• _JOB_
Set the lines down again exactly, first line through the line that contains "const ticks = [350,355,360,365,370,375,380,385];", with no pictures.

• _DATA SEGMENT_
— start —
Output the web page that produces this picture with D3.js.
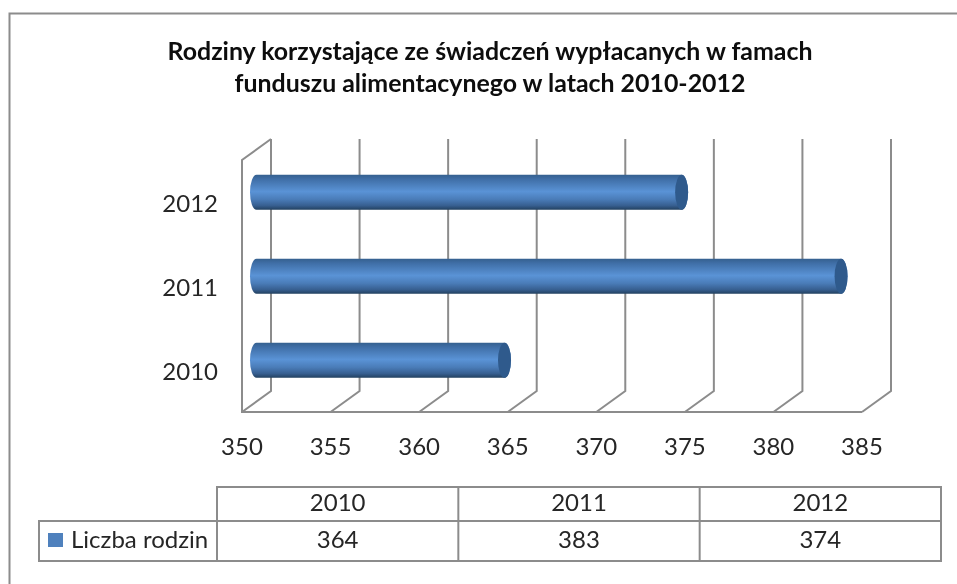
<!DOCTYPE html>
<html><head><meta charset="utf-8">
<script src="https://cdn.jsdelivr.net/npm/d3@7/dist/d3.min.js"></script>
<style>html,body{margin:0;padding:0;background:#fff;overflow:hidden}svg{display:block;filter:blur(.55px)}text{font-family:Lato,"Open Sans",sans-serif;fill:#262626}</style>
</head><body><div id="c"></div>
<script>
const titleLines = ["Rodziny korzystające ze świadczeń wypłacanych w famach","funduszu alimentacynego w latach 2010-2012"];
const categories = ["2010","2011","2012"];
const seriesName = "Liczba rodzin";
const values = [364,383,374];
const ticks = [350,355,360,365,370,375,380,385];

const W=957,H=584;
const svg=d3.select("#c").append("svg").attr("width",W).attr("height",H);
const defs=svg.append("defs");
const grad=defs.append("linearGradient").attr("id","cyl").attr("x1",0).attr("y1",0).attr("x2",0).attr("y2",1);
[[0,"#35608f"],[.12,"#3f6ea6"],[.48,"#5a93d6"],[.7,"#4a7cb8"],[.88,"#375f90"],[1,"#22405f"]].forEach(s=>grad.append("stop").attr("offset",s[0]).attr("stop-color",s[1]));

const line="#8c8c8c";
svg.append("rect").attr("x",9.5).attr("y",13.5).attr("width",W+20).attr("height",H+20).attr("fill","#fff").attr("stroke",line).attr("stroke-width",2);

svg.append("g").selectAll("text").data(titleLines).join("text")
  .attr("x",490).attr("y",(d,i)=>60+i*32).attr("text-anchor","middle").attr("font-size",24.9).attr("font-weight",700).style("fill","#0d0d0d").text(d=>d);

const dx=29,dy=21;
const x=d3.scaleLinear().domain([350,385]).range([242,862]);
const y=d3.scaleBand().domain(categories.slice().reverse()).range([160,412]);
const plotTop=y.range()[0],plotBot=y.range()[1];
const floor=svg.append("g").attr("fill","none").attr("stroke",line).attr("stroke-width",2);
ticks.forEach(t=>{
  floor.append("path").attr("d",d3.line()([[x(t),plotBot],[x(t)+dx,plotBot-dy],[x(t)+dx,plotTop-dy]]));
});
floor.append("path").attr("d",d3.line()([[x(350)+dx,plotTop-dy],[x(350),plotTop],[x(350),plotBot],[x(385),plotBot]]));

const rx=6.5,bh=35;
const bars=svg.append("g");
categories.forEach((c,i)=>{
  const cy=y(c)+y.bandwidth()/2-dy/2+.8, x0=x(350)+dx/2, x1=x(values[i])+dx/2, t=cy-bh/2, b=cy+bh/2;
  bars.append("path").attr("fill","url(#cyl)")
    .attr("d",`M${x0},${t}L${x1},${t}A${rx},${bh/2} 0 0 1 ${x1},${b}L${x0},${b}A${rx},${bh/2} 0 0 1 ${x0},${t}Z`);
  bars.append("ellipse").attr("cx",x1).attr("cy",cy).attr("rx",rx).attr("ry",bh/2).attr("fill","#2f5a8c");
});

const fs=24;
svg.append("g").selectAll("text").data(ticks).join("text").attr("x",d=>x(d)).attr("y",455).attr("text-anchor","middle").attr("font-size",fs).text(d=>d);
svg.append("g").selectAll("text").data(categories).join("text").attr("x",218).attr("y",d=>y(d)+y.bandwidth()/2+10).attr("text-anchor","end").attr("font-size",fs).text(d=>d);

const tx=d3.scaleBand().domain(categories).range([217,941]);
const tb=svg.append("g").attr("fill","none").attr("stroke",line).attr("stroke-width",2);
const r0=487,r1=521,r2=561,tblLeft=39;
tb.append("path").attr("d",d3.line()([[tx.range()[0],r1],[tx.range()[0],r0],[tx.range()[1],r0],[tx.range()[1],r2],[tblLeft,r2],[tblLeft,r1],[tx.range()[1],r1]]));
tb.selectAll("line").data(categories).join("line").attr("x1",d=>tx(d)).attr("x2",d=>tx(d)).attr("y1",r0).attr("y2",r2);
svg.append("g").selectAll("text").data(categories).join("text").attr("x",d=>tx(d)+tx.bandwidth()/2).attr("y",511).attr("text-anchor","middle").attr("font-size",fs).text(d=>d);
svg.append("g").selectAll("text").data(values).join("text").attr("x",(d,i)=>tx(categories[i])+tx.bandwidth()/2).attr("y",548).attr("text-anchor","middle").attr("font-size",fs).text(d=>d);
svg.append("rect").attr("x",48).attr("y",533).attr("width",15).attr("height",14).attr("fill","#4f81bd");
svg.append("text").attr("x",71).attr("y",548).attr("font-size",fs).text(seriesName);
</script></body></html>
— end —
• _FINISHED TASK_
Output the web page that produces this picture with D3.js.
<!DOCTYPE html>
<html><head><meta charset="utf-8">
<script src="https://cdn.jsdelivr.net/npm/d3@7/dist/d3.min.js"></script>
<style>html,body{margin:0;padding:0;background:#fff;overflow:hidden}svg{display:block;filter:blur(.55px)}text{font-family:Lato,"Open Sans",sans-serif;fill:#262626}</style>
</head><body><div id="c"></div>
<script>
const titleLines = ["Rodziny korzystające ze świadczeń wypłacanych w famach","funduszu alimentacynego w latach 2010-2012"];
const categories = ["2010","2011","2012"];
const seriesName = "Liczba rodzin";
const values = [364,383,374];
const ticks = [350,355,360,365,370,375,380,385];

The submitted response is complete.